▶ _REQUIREMENTS_: Without the images, write out all of the following entries exactly.

--- Start of DATA SUPPLIED ---

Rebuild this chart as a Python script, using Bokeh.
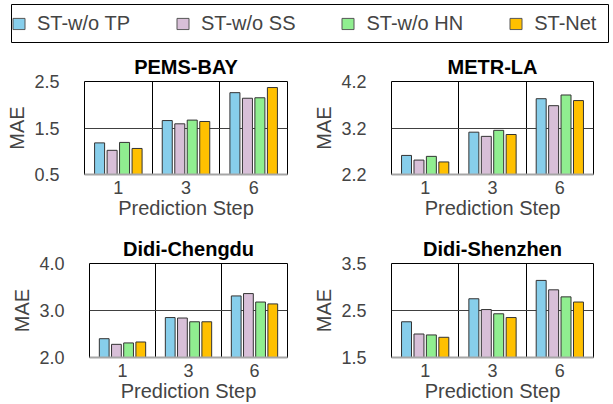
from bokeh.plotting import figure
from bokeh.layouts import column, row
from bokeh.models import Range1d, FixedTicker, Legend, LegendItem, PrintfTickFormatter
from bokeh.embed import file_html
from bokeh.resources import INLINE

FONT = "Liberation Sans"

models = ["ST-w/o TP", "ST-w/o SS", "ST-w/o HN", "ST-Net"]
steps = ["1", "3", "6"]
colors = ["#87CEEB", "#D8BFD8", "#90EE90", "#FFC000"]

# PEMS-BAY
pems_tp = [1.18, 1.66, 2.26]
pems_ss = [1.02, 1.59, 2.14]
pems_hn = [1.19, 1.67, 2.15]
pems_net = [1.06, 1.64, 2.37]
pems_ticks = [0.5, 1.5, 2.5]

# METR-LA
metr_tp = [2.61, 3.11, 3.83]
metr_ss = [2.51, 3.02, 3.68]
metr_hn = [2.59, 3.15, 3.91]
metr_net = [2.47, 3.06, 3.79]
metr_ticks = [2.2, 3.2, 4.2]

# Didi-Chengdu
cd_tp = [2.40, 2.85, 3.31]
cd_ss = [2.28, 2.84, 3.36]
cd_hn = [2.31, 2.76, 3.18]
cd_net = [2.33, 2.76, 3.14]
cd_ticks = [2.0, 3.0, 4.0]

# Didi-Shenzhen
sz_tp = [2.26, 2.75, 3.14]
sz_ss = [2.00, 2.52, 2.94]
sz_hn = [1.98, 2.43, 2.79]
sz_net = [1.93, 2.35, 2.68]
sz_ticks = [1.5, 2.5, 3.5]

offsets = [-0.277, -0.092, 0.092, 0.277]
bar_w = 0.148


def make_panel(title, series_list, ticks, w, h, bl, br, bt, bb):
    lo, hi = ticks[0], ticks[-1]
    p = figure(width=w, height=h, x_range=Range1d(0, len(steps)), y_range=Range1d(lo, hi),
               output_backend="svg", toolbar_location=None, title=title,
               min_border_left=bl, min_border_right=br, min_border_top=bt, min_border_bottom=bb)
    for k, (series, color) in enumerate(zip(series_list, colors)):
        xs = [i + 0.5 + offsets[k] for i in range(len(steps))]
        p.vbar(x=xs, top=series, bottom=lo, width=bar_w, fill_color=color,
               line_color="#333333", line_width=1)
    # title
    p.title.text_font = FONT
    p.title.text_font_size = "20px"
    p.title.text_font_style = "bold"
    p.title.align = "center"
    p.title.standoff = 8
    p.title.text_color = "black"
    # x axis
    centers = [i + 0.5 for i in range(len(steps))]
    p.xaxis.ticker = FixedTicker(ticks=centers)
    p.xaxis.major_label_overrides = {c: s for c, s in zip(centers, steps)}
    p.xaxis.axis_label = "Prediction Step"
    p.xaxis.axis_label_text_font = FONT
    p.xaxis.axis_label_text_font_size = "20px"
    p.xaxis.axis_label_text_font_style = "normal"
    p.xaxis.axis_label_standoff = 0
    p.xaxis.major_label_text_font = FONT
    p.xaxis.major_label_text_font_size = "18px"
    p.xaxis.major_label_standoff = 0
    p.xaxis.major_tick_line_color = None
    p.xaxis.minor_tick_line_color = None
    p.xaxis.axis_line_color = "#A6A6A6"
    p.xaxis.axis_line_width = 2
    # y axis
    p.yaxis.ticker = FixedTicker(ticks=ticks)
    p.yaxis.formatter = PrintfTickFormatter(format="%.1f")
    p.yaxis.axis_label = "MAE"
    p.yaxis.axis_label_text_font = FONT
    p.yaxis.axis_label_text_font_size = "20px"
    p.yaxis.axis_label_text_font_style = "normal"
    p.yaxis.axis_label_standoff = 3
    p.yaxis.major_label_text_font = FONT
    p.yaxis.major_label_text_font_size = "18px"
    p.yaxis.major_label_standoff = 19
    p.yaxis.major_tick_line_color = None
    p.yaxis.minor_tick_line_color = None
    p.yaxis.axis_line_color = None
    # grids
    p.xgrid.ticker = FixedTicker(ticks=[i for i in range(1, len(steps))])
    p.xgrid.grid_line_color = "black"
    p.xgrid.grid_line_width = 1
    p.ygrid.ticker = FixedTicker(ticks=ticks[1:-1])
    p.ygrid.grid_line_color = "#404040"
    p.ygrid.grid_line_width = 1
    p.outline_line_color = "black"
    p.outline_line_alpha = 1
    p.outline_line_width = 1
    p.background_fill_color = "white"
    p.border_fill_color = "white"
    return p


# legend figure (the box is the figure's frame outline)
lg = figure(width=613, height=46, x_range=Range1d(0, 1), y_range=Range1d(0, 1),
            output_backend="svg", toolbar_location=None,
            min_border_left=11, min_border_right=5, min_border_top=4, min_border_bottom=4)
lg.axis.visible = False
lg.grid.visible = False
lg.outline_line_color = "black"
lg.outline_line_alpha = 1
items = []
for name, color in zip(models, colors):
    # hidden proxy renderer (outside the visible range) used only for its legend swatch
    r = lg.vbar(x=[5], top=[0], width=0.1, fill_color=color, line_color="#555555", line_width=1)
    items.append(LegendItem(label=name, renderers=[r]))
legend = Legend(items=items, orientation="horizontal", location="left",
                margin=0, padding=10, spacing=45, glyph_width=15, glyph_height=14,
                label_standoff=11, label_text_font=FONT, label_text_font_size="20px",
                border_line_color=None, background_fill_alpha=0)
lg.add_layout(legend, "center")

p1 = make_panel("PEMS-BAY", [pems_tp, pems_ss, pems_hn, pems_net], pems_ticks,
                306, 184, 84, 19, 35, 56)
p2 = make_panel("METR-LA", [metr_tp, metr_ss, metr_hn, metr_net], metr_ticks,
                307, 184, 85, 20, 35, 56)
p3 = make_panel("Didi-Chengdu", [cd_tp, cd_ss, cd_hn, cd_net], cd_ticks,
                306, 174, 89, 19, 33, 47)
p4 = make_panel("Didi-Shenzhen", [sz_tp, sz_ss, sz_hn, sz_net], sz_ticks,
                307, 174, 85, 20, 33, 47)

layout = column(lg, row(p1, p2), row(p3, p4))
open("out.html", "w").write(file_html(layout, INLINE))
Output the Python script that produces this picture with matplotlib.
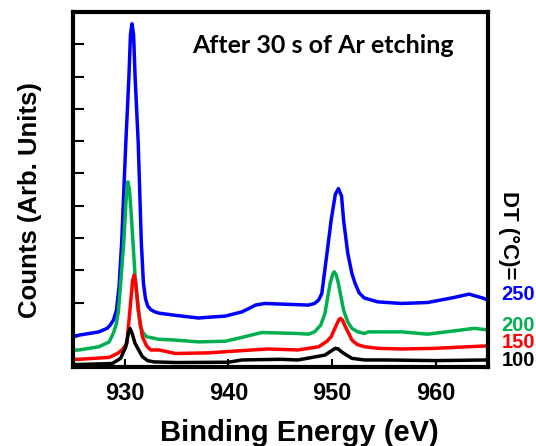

--- End of DATA SUPPLIED ---

▶ _WRITTEN SOLUTION_:
Rebuild this chart as a Python script, using Bokeh.
from bokeh.plotting import figure
from bokeh.layouts import column, row
from bokeh.models import Range1d, FixedTicker, Legend, LegendItem, PrintfTickFormatter
from bokeh.embed import file_html
from bokeh.resources import INLINE

FONT = "Liberation Sans"

models = ["ST-w/o TP", "ST-w/o SS", "ST-w/o HN", "ST-Net"]
steps = ["1", "3", "6"]
colors = ["#87CEEB", "#D8BFD8", "#90EE90", "#FFC000"]

# PEMS-BAY
pems_tp = [1.18, 1.66, 2.26]
pems_ss = [1.02, 1.59, 2.14]
pems_hn = [1.19, 1.67, 2.15]
pems_net = [1.06, 1.64, 2.37]
pems_ticks = [0.5, 1.5, 2.5]

# METR-LA
metr_tp = [2.61, 3.11, 3.83]
metr_ss = [2.51, 3.02, 3.68]
metr_hn = [2.59, 3.15, 3.91]
metr_net = [2.47, 3.06, 3.79]
metr_ticks = [2.2, 3.2, 4.2]

# Didi-Chengdu
cd_tp = [2.40, 2.85, 3.31]
cd_ss = [2.28, 2.84, 3.36]
cd_hn = [2.31, 2.76, 3.18]
cd_net = [2.33, 2.76, 3.14]
cd_ticks = [2.0, 3.0, 4.0]

# Didi-Shenzhen
sz_tp = [2.26, 2.75, 3.14]
sz_ss = [2.00, 2.52, 2.94]
sz_hn = [1.98, 2.43, 2.79]
sz_net = [1.93, 2.35, 2.68]
sz_ticks = [1.5, 2.5, 3.5]

offsets = [-0.277, -0.092, 0.092, 0.277]
bar_w = 0.148


def make_panel(title, series_list, ticks, w, h, bl, br, bt, bb):
    lo, hi = ticks[0], ticks[-1]
    p = figure(width=w, height=h, x_range=Range1d(0, len(steps)), y_range=Range1d(lo, hi),
               output_backend="svg", toolbar_location=None, title=title,
               min_border_left=bl, min_border_right=br, min_border_top=bt, min_border_bottom=bb)
    for k, (series, color) in enumerate(zip(series_list, colors)):
        xs = [i + 0.5 + offsets[k] for i in range(len(steps))]
        p.vbar(x=xs, top=series, bottom=lo, width=bar_w, fill_color=color,
               line_color="#333333", line_width=1)
    # title
    p.title.text_font = FONT
    p.title.text_font_size = "20px"
    p.title.text_font_style = "bold"
    p.title.align = "center"
    p.title.standoff = 8
    p.title.text_color = "black"
    # x axis
    centers = [i + 0.5 for i in range(len(steps))]
    p.xaxis.ticker = FixedTicker(ticks=centers)
    p.xaxis.major_label_overrides = {c: s for c, s in zip(centers, steps)}
    p.xaxis.axis_label = "Prediction Step"
    p.xaxis.axis_label_text_font = FONT
    p.xaxis.axis_label_text_font_size = "20px"
    p.xaxis.axis_label_text_font_style = "normal"
    p.xaxis.axis_label_standoff = 0
    p.xaxis.major_label_text_font = FONT
    p.xaxis.major_label_text_font_size = "18px"
    p.xaxis.major_label_standoff = 0
    p.xaxis.major_tick_line_color = None
    p.xaxis.minor_tick_line_color = None
    p.xaxis.axis_line_color = "#A6A6A6"
    p.xaxis.axis_line_width = 2
    # y axis
    p.yaxis.ticker = FixedTicker(ticks=ticks)
    p.yaxis.formatter = PrintfTickFormatter(format="%.1f")
    p.yaxis.axis_label = "MAE"
    p.yaxis.axis_label_text_font = FONT
    p.yaxis.axis_label_text_font_size = "20px"
    p.yaxis.axis_label_text_font_style = "normal"
    p.yaxis.axis_label_standoff = 3
    p.yaxis.major_label_text_font = FONT
    p.yaxis.major_label_text_font_size = "18px"
    p.yaxis.major_label_standoff = 19
    p.yaxis.major_tick_line_color = None
    p.yaxis.minor_tick_line_color = None
    p.yaxis.axis_line_color = None
    # grids
    p.xgrid.ticker = FixedTicker(ticks=[i for i in range(1, len(steps))])
    p.xgrid.grid_line_color = "black"
    p.xgrid.grid_line_width = 1
    p.ygrid.ticker = FixedTicker(ticks=ticks[1:-1])
    p.ygrid.grid_line_color = "#404040"
    p.ygrid.grid_line_width = 1
    p.outline_line_color = "black"
    p.outline_line_alpha = 1
    p.outline_line_width = 1
    p.background_fill_color = "white"
    p.border_fill_color = "white"
    return p


# legend figure (the box is the figure's frame outline)
lg = figure(width=613, height=46, x_range=Range1d(0, 1), y_range=Range1d(0, 1),
            output_backend="svg", toolbar_location=None,
            min_border_left=11, min_border_right=5, min_border_top=4, min_border_bottom=4)
lg.axis.visible = False
lg.grid.visible = False
lg.outline_line_color = "black"
lg.outline_line_alpha = 1
items = []
for name, color in zip(models, colors):
    # hidden proxy renderer (outside the visible range) used only for its legend swatch
    r = lg.vbar(x=[5], top=[0], width=0.1, fill_color=color, line_color="#555555", line_width=1)
    items.append(LegendItem(label=name, renderers=[r]))
legend = Legend(items=items, orientation="horizontal", location="left",
                margin=0, padding=10, spacing=45, glyph_width=15, glyph_height=14,
                label_standoff=11, label_text_font=FONT, label_text_font_size="20px",
                border_line_color=None, background_fill_alpha=0)
lg.add_layout(legend, "center")

p1 = make_panel("PEMS-BAY", [pems_tp, pems_ss, pems_hn, pems_net], pems_ticks,
                306, 184, 84, 19, 35, 56)
p2 = make_panel("METR-LA", [metr_tp, metr_ss, metr_hn, metr_net], metr_ticks,
                307, 184, 85, 20, 35, 56)
p3 = make_panel("Didi-Chengdu", [cd_tp, cd_ss, cd_hn, cd_net], cd_ticks,
                306, 174, 89, 19, 33, 47)
p4 = make_panel("Didi-Shenzhen", [sz_tp, sz_ss, sz_hn, sz_net], sz_ticks,
                307, 174, 85, 20, 33, 47)

layout = column(lg, row(p1, p2), row(p3, p4))
open("out.html", "w").write(file_html(layout, INLINE))
Output the Python script that produces this picture with matplotlib.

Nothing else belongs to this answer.